Après les élections de 1936, les idées de l’ALN furent rapidement mises de côté. Moins de six mois après le scrutin, les plus progressistes des députés de l’ALN, notamment Oscar Drouin, Ernest Grégoire et Philippe Hamel, entre autres, rompirent définitivement avec l’Union nationale pour former le Parti national, car Duplessis ne voulut pas mater les grandes centrales électriques privées. De retour dans l’opposition en 1939, Duplessis s’opposera à la nationalisation de la Montreal Light and Power, car il ne voulait pas que l’État se mêla d’interventionnisme économique.
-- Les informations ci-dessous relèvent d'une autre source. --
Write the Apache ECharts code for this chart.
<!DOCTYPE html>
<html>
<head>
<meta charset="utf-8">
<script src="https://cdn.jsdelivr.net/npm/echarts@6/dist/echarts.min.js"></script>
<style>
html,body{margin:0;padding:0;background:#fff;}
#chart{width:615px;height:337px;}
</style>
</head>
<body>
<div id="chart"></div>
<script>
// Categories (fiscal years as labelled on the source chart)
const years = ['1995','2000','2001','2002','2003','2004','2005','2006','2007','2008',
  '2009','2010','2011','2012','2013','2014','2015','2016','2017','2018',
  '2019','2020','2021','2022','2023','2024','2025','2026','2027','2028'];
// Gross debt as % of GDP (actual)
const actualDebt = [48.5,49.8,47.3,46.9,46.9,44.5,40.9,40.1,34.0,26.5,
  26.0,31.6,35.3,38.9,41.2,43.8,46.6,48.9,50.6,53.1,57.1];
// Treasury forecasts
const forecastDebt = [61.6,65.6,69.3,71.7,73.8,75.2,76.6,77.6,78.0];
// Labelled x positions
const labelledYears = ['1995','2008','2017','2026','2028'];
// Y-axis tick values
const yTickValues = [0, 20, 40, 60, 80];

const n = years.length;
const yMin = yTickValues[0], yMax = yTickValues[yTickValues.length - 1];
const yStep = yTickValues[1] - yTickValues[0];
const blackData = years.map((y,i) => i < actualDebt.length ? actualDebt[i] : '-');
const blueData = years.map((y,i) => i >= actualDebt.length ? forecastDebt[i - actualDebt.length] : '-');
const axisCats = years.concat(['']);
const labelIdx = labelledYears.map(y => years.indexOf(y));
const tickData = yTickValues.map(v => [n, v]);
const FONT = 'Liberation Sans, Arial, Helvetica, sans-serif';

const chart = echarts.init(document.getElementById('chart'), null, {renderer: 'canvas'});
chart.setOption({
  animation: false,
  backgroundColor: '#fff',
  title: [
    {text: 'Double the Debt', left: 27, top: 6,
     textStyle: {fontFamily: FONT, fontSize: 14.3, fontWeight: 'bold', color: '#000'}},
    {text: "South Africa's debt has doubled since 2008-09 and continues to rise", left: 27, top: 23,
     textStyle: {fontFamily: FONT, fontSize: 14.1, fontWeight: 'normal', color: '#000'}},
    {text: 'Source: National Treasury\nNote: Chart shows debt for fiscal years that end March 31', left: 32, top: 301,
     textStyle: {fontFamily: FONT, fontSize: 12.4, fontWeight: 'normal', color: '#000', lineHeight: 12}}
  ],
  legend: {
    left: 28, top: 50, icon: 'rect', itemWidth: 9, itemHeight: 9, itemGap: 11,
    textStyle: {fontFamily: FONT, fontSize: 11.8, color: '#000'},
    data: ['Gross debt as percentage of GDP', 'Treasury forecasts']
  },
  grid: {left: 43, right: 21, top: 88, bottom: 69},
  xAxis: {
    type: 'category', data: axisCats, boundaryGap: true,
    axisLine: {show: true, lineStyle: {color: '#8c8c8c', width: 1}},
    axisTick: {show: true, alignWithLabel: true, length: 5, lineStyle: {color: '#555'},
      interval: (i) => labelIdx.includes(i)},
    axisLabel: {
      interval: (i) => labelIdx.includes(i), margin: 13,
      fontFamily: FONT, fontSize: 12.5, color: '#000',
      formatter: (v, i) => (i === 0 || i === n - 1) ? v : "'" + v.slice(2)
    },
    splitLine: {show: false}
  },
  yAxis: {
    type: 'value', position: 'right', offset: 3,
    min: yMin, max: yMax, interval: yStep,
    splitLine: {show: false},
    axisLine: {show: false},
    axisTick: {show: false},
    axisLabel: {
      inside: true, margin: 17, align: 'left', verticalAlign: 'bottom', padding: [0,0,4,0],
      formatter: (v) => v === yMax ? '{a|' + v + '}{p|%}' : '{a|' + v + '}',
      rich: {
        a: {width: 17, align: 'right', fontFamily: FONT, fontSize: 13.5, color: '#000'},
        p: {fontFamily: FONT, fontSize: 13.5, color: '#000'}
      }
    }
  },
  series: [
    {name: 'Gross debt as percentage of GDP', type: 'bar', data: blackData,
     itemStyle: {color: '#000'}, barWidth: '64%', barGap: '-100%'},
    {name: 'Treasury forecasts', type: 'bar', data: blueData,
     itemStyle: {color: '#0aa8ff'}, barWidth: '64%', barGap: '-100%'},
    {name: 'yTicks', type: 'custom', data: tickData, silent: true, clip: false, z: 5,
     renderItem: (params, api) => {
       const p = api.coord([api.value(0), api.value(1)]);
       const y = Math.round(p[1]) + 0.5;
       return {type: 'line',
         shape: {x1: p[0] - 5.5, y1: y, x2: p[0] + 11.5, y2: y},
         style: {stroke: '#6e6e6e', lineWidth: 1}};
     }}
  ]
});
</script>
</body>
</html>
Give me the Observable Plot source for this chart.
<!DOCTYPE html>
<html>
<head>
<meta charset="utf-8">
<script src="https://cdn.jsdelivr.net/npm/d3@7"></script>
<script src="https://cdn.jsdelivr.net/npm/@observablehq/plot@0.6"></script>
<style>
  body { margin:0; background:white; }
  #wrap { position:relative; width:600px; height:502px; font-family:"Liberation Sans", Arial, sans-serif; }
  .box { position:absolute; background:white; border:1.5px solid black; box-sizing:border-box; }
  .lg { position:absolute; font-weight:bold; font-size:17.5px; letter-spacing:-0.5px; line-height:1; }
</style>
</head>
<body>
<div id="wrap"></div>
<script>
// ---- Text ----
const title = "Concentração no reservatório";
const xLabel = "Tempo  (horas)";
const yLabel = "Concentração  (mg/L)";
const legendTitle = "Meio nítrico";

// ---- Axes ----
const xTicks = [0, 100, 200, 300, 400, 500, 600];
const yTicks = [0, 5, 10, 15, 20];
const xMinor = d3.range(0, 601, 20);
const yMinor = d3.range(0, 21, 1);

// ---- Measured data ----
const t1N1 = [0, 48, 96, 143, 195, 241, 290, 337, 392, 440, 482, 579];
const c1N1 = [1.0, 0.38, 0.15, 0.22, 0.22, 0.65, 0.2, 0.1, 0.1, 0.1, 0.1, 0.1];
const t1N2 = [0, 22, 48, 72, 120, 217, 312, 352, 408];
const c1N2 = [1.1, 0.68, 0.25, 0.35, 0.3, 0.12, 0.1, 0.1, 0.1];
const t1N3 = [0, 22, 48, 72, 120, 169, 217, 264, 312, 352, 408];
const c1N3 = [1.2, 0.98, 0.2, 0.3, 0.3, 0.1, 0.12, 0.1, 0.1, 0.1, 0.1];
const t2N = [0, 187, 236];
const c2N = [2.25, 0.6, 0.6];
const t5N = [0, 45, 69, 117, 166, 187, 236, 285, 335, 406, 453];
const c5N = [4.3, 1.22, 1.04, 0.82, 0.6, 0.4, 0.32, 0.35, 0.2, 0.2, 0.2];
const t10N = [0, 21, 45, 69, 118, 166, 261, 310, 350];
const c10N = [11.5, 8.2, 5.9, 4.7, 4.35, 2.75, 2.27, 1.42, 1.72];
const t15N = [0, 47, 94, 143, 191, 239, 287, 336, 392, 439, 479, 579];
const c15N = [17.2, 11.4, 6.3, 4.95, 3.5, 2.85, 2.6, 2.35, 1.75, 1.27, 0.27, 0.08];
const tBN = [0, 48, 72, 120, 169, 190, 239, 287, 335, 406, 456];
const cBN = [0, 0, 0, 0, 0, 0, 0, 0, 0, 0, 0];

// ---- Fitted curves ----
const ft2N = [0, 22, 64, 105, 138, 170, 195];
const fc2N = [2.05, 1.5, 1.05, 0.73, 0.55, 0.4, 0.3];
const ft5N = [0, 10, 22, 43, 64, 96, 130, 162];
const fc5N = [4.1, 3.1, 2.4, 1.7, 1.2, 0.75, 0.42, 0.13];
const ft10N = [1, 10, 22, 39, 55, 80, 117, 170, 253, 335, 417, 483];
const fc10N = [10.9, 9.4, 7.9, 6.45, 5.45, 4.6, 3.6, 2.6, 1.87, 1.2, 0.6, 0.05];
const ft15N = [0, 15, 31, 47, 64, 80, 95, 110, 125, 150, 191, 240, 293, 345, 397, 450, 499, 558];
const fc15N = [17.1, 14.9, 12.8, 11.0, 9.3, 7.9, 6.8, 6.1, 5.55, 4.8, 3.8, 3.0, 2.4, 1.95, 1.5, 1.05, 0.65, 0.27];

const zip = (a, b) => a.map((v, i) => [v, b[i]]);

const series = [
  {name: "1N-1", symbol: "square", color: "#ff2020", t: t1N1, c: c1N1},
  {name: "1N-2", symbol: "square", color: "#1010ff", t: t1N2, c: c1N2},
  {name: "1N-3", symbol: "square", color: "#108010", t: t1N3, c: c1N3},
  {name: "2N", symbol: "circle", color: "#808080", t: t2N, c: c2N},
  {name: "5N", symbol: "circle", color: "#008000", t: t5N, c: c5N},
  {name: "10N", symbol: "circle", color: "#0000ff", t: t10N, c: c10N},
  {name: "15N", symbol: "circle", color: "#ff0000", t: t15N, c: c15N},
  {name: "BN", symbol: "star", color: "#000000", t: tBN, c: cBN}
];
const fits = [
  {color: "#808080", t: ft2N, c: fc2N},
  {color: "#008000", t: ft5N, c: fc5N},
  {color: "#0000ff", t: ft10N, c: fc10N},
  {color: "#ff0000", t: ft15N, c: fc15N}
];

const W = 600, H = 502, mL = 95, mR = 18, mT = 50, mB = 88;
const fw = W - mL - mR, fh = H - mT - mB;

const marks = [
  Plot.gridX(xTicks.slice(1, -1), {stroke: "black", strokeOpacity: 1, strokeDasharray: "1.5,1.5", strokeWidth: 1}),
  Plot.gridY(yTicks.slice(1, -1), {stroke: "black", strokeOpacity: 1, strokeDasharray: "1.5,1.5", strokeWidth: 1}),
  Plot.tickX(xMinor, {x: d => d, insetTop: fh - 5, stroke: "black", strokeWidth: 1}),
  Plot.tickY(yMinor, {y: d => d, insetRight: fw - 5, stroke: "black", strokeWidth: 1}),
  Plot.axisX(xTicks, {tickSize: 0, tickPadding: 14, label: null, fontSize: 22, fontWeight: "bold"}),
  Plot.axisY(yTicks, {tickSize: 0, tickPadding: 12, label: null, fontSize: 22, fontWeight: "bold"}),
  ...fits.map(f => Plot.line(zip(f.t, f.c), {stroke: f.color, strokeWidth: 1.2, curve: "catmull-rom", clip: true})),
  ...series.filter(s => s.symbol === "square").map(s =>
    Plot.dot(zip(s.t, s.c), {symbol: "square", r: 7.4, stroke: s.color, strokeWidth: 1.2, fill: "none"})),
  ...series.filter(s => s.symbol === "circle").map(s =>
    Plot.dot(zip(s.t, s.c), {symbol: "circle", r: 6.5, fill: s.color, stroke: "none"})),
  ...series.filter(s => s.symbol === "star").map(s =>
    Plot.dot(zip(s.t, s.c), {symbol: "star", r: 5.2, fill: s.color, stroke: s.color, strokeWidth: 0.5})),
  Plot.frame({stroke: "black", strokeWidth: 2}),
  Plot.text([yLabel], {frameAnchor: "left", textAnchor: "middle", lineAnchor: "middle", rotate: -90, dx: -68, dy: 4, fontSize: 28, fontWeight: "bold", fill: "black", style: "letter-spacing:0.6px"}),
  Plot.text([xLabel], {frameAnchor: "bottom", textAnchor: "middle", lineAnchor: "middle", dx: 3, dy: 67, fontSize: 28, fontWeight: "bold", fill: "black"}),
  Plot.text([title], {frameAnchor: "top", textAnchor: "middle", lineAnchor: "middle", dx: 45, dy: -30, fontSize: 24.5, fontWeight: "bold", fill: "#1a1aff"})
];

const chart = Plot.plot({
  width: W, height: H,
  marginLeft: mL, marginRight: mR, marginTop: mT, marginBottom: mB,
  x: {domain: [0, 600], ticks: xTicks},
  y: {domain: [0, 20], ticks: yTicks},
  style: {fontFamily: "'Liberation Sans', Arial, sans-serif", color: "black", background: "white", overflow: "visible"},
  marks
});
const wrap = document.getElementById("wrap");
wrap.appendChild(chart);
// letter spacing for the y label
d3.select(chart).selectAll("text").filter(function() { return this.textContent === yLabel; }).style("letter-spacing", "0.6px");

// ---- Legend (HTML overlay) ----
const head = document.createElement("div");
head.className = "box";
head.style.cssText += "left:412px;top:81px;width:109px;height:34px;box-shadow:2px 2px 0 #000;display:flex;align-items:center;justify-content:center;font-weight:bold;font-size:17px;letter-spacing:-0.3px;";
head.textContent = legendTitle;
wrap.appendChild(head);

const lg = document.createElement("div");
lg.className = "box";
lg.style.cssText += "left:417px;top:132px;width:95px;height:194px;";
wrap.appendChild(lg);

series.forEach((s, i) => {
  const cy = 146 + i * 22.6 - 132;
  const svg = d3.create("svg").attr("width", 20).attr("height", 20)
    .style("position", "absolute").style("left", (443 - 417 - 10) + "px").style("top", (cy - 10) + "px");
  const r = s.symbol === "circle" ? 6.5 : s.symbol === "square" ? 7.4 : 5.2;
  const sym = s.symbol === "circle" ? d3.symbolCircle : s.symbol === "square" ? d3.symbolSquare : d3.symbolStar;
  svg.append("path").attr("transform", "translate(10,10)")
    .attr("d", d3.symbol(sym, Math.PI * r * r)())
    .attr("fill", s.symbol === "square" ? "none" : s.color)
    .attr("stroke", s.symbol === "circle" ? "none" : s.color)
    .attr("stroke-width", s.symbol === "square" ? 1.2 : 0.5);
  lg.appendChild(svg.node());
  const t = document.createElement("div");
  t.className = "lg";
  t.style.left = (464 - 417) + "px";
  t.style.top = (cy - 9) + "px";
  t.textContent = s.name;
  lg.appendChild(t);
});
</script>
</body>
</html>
Dans ce mandat, Duplessis se distingua davantage par sa lutte contre le communisme et les influences étrangères que par son nationalisme. On peut penser à la célèbre Loi du Cadenas adoptée en 1937 qui était censée contrôler la propagande communiste. Hormis la commission des salaires raisonnables et des mesures pour l’assistance aux mères nécessiteuses et aux aveugles, le premier mandat unioniste ne passa pas à l’histoire. Le gouvernement fut même un peu prodigue et Duplessis mena une vie passablement déréglée dans les standards sociaux de l’époque. Ainsi, il était célibataire endurci et aimait bien lever le coude à l’occasion, jusqu’à un séjour à l’hôpital en 1941-1942 à la suite d’une pneumonie et de diabète qui le força à arrêter définitivement de boire.
Maurice Duplessis était une bête politique qui n’avait pas son égal à son époque dans la sphère politique québécoise. Il fut un personnage controversé et habile, s’alliant le clergé et la population rurale qui furent les assises de ses succès électoraux. Très peu de premiers ministres québécois ont laissé dans la mémoire collective un héritage important, tant sur le point législatif, politique ou charismatique. Le Noblet fut l’un d’eux.